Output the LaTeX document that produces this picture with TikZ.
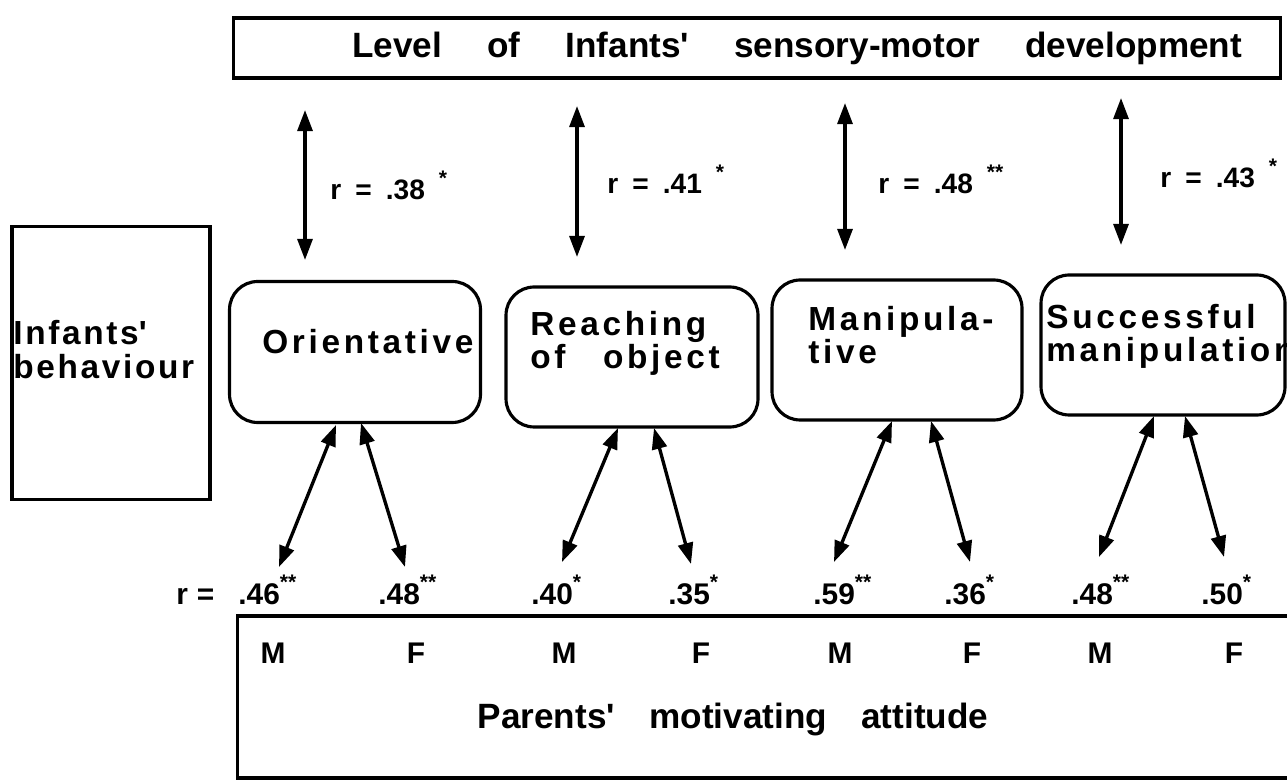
\documentclass[tikz,border=0pt]{standalone}
\usepackage{fontspec}
\setmainfont{Liberation Sans}
\usetikzlibrary{arrows.meta}
\tikzset{
  frame/.style={draw, line width=1.8pt, inner sep=0pt},
  rbox/.style={frame, rounded corners=16pt},
  dbl/.style={line width=1.9pt, {Triangle[length=12pt,width=8.5pt]}-{Triangle[length=12pt,width=8.5pt]}},
  title/.style={font=\fontsize{20}{22}\selectfont\bfseries, inner sep=0pt},
  btxt/.style={font=\fontsize{19}{19}\selectfont\bfseries\addfontfeatures{LetterSpace=11}, inner sep=0pt, anchor=base west},
  ltxt/.style={font=\fontsize{19}{19}\selectfont\bfseries\addfontfeatures{LetterSpace=8}, inner sep=0pt, anchor=base west},
  rlab/.style={font=\fontsize{16}{16}\selectfont\bfseries, inner sep=0pt, anchor=base west},
  num/.style={font=\fontsize{17}{17}\selectfont\bfseries, inner sep=0pt, anchor=base west},
  mf/.style={font=\fontsize{17}{17}\selectfont\bfseries, inner sep=0pt},
}
\newcommand\stt[1]{\raisebox{8pt}{\fontsize{12}{12}\selectfont #1}}
\newcommand\ap{\textquotesingle}
\begin{document}
\begin{tikzpicture}[x=0.02cm,y=-0.02cm]
\useasboundingbox (0,0) rectangle (1287,783);
\clip (0,0) rectangle (1287,783);
% boxes
\node[frame, minimum width=20.96cm, minimum height=1.2cm] (top) at (757,48) {};
\node[title, anchor=base west] (toptxt) at (352,58) {\makebox[17.8cm][s]{Level of Infants\ap{} sensory-motor development}};
\node[frame, minimum width=3.96cm, minimum height=5.46cm] (left) at (111,363) {};
\node[ltxt] (inf1) at (13,345) {Infants\ap};
\node[ltxt] (inf2) at (13,378) {behaviour};
\node[rbox, minimum width=5.02cm, minimum height=2.82cm] (b1) at (355,352) {};
\node[rbox, minimum width=5.04cm, minimum height=2.8cm] (b2) at (632,357) {};
\node[rbox, minimum width=5.0cm, minimum height=2.8cm] (b3) at (897,350) {};
\node[rbox, minimum width=4.88cm, minimum height=2.8cm] (b4) at (1163,345) {};
\node[btxt] (t1) at (262,354) {Orientative};
\node[btxt] (t2a) at (530,336) {Reaching};
\node[btxt] (t2b) at (530,369) {of\hspace{14pt} object};
\node[btxt] (t3a) at (808,331) {Manipula-};
\node[btxt] (t3b) at (808,364) {tive};
\node[btxt] (t4a) at (1046,329) {Successful};
\node[btxt] (t4b) at (1046,362) {manipulation};
\node[frame, minimum width=21.5cm, minimum height=3.24cm] (pbox) at (775,697) {};
% M/F
\foreach \x/\l [count=\i] in {273/M,416/F,564/M,701/F,840/M,972/F,1100/M,1234/F}
  \node[mf] (mf\i) at (\x,653) {\l};
\node[title] (par) at (733,719) {Parents\ap\hspace{14pt} motivating\hspace{14pt} attitude};
% vertical arrows
\coordinate (v1a) at (305,110); \coordinate (v1b) at (305,260);
\coordinate (v2a) at (577,106); \coordinate (v2b) at (577,257);
\coordinate (v3a) at (845,103); \coordinate (v3b) at (845,250);
\coordinate (v4a) at (1121,98); \coordinate (v4b) at (1121,245);
\foreach \i in {1,...,4} \draw[dbl] (v\i a) -- (v\i b);
\node[rlab] (r1) at (330,200) {r\hspace{8pt}=\hspace{8pt}.38\hspace{8pt}\stt{*}};
\node[rlab] (r2) at (607,194) {r\hspace{8pt}=\hspace{8pt}.41\hspace{8pt}\stt{*}};
\node[rlab] (r3) at (878,194) {r\hspace{8pt}=\hspace{8pt}.48\hspace{8pt}\stt{**}};
\node[rlab] (r4) at (1160,188) {r\hspace{8pt}=\hspace{8pt}.43\hspace{8pt}\stt{*}};
% lower arrows
\coordinate (m1a) at (336,425); \coordinate (m1b) at (279,567);
\coordinate (f1a) at (361,423); \coordinate (f1b) at (405,567);
\coordinate (m2a) at (618,428); \coordinate (m2b) at (562,562);
\coordinate (f2a) at (654,428); \coordinate (f2b) at (691,564);
\coordinate (m3a) at (892,421); \coordinate (m3b) at (834,562);
\coordinate (f3a) at (931,421); \coordinate (f3b) at (970,562);
\coordinate (m4a) at (1154,416); \coordinate (m4b) at (1099,557);
\coordinate (f4a) at (1185,416); \coordinate (f4b) at (1224,557);
\foreach \i in {1,...,4} {\draw[dbl] (m\i a) -- (m\i b); \draw[dbl] (f\i a) -- (f\i b);}
% numbers
\node[num] (rr) at (176,604) {r\hspace{5pt}=};
\node[num] (n1) at (238,604) {.46\stt{**}};
\node[num] (n2) at (378,604) {.48\stt{**}};
\node[num] (n3) at (531,604) {.40\stt{*}};
\node[num] (n4) at (668,604) {.35\stt{*}};
\node[num] (n5) at (813,604) {.59\stt{**}};
\node[num] (n6) at (944,604) {.36\stt{*}};
\node[num] (n7) at (1071,604) {.48\stt{**}};
\node[num] (n8) at (1201,604) {.50\stt{*}};
\end{tikzpicture}
\end{document}
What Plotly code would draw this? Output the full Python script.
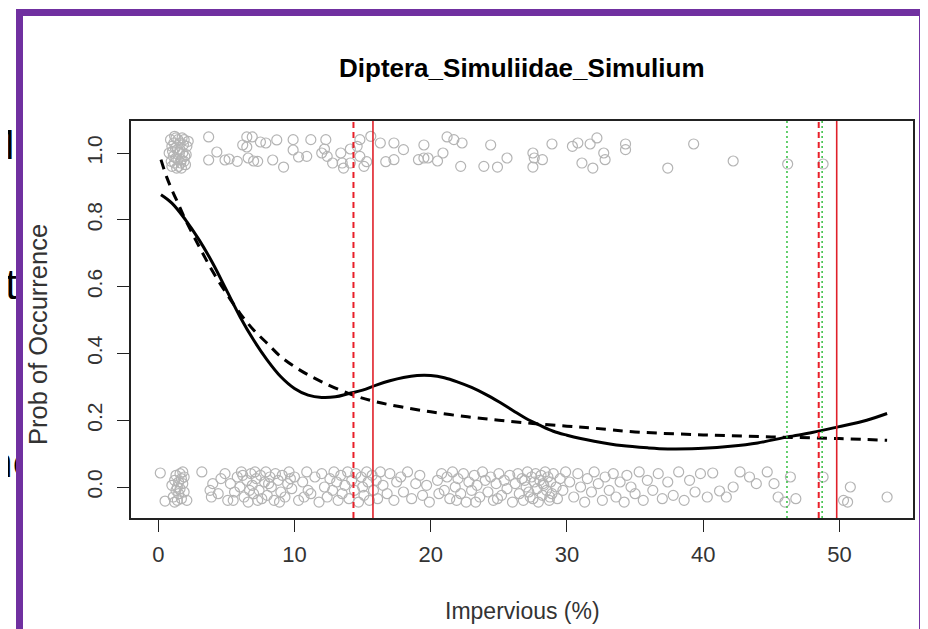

○ ○ ○ ○

**Given request**
Transcribe every record above exactly, leaving out the pictures.

**Answer to this exercise**
Output the LaTeX document that produces this picture with TikZ.
\documentclass[tikz,border=0pt]{standalone}
\usepackage{fontspec}
\setmainfont{Liberation Sans}
\usetikzlibrary{arrows.meta}
\tikzset{
  frame/.style={draw, line width=1.8pt, inner sep=0pt},
  rbox/.style={frame, rounded corners=16pt},
  dbl/.style={line width=1.9pt, {Triangle[length=12pt,width=8.5pt]}-{Triangle[length=12pt,width=8.5pt]}},
  title/.style={font=\fontsize{20}{22}\selectfont\bfseries, inner sep=0pt},
  btxt/.style={font=\fontsize{19}{19}\selectfont\bfseries\addfontfeatures{LetterSpace=11}, inner sep=0pt, anchor=base west},
  ltxt/.style={font=\fontsize{19}{19}\selectfont\bfseries\addfontfeatures{LetterSpace=8}, inner sep=0pt, anchor=base west},
  rlab/.style={font=\fontsize{16}{16}\selectfont\bfseries, inner sep=0pt, anchor=base west},
  num/.style={font=\fontsize{17}{17}\selectfont\bfseries, inner sep=0pt, anchor=base west},
  mf/.style={font=\fontsize{17}{17}\selectfont\bfseries, inner sep=0pt},
}
\newcommand\stt[1]{\raisebox{8pt}{\fontsize{12}{12}\selectfont #1}}
\newcommand\ap{\textquotesingle}
\begin{document}
\begin{tikzpicture}[x=0.02cm,y=-0.02cm]
\useasboundingbox (0,0) rectangle (1287,783);
\clip (0,0) rectangle (1287,783);
% boxes
\node[frame, minimum width=20.96cm, minimum height=1.2cm] (top) at (757,48) {};
\node[title, anchor=base west] (toptxt) at (352,58) {\makebox[17.8cm][s]{Level of Infants\ap{} sensory-motor development}};
\node[frame, minimum width=3.96cm, minimum height=5.46cm] (left) at (111,363) {};
\node[ltxt] (inf1) at (13,345) {Infants\ap};
\node[ltxt] (inf2) at (13,378) {behaviour};
\node[rbox, minimum width=5.02cm, minimum height=2.82cm] (b1) at (355,352) {};
\node[rbox, minimum width=5.04cm, minimum height=2.8cm] (b2) at (632,357) {};
\node[rbox, minimum width=5.0cm, minimum height=2.8cm] (b3) at (897,350) {};
\node[rbox, minimum width=4.88cm, minimum height=2.8cm] (b4) at (1163,345) {};
\node[btxt] (t1) at (262,354) {Orientative};
\node[btxt] (t2a) at (530,336) {Reaching};
\node[btxt] (t2b) at (530,369) {of\hspace{14pt} object};
\node[btxt] (t3a) at (808,331) {Manipula-};
\node[btxt] (t3b) at (808,364) {tive};
\node[btxt] (t4a) at (1046,329) {Successful};
\node[btxt] (t4b) at (1046,362) {manipulation};
\node[frame, minimum width=21.5cm, minimum height=3.24cm] (pbox) at (775,697) {};
% M/F
\foreach \x/\l [count=\i] in {273/M,416/F,564/M,701/F,840/M,972/F,1100/M,1234/F}
  \node[mf] (mf\i) at (\x,653) {\l};
\node[title] (par) at (733,719) {Parents\ap\hspace{14pt} motivating\hspace{14pt} attitude};
% vertical arrows
\coordinate (v1a) at (305,110); \coordinate (v1b) at (305,260);
\coordinate (v2a) at (577,106); \coordinate (v2b) at (577,257);
\coordinate (v3a) at (845,103); \coordinate (v3b) at (845,250);
\coordinate (v4a) at (1121,98); \coordinate (v4b) at (1121,245);
\foreach \i in {1,...,4} \draw[dbl] (v\i a) -- (v\i b);
\node[rlab] (r1) at (330,200) {r\hspace{8pt}=\hspace{8pt}.38\hspace{8pt}\stt{*}};
\node[rlab] (r2) at (607,194) {r\hspace{8pt}=\hspace{8pt}.41\hspace{8pt}\stt{*}};
\node[rlab] (r3) at (878,194) {r\hspace{8pt}=\hspace{8pt}.48\hspace{8pt}\stt{**}};
\node[rlab] (r4) at (1160,188) {r\hspace{8pt}=\hspace{8pt}.43\hspace{8pt}\stt{*}};
% lower arrows
\coordinate (m1a) at (336,425); \coordinate (m1b) at (279,567);
\coordinate (f1a) at (361,423); \coordinate (f1b) at (405,567);
\coordinate (m2a) at (618,428); \coordinate (m2b) at (562,562);
\coordinate (f2a) at (654,428); \coordinate (f2b) at (691,564);
\coordinate (m3a) at (892,421); \coordinate (m3b) at (834,562);
\coordinate (f3a) at (931,421); \coordinate (f3b) at (970,562);
\coordinate (m4a) at (1154,416); \coordinate (m4b) at (1099,557);
\coordinate (f4a) at (1185,416); \coordinate (f4b) at (1224,557);
\foreach \i in {1,...,4} {\draw[dbl] (m\i a) -- (m\i b); \draw[dbl] (f\i a) -- (f\i b);}
% numbers
\node[num] (rr) at (176,604) {r\hspace{5pt}=};
\node[num] (n1) at (238,604) {.46\stt{**}};
\node[num] (n2) at (378,604) {.48\stt{**}};
\node[num] (n3) at (531,604) {.40\stt{*}};
\node[num] (n4) at (668,604) {.35\stt{*}};
\node[num] (n5) at (813,604) {.59\stt{**}};
\node[num] (n6) at (944,604) {.36\stt{*}};
\node[num] (n7) at (1071,604) {.48\stt{**}};
\node[num] (n8) at (1201,604) {.50\stt{*}};
\end{tikzpicture}
\end{document}
What Plotly code would draw this? Output the full Python script.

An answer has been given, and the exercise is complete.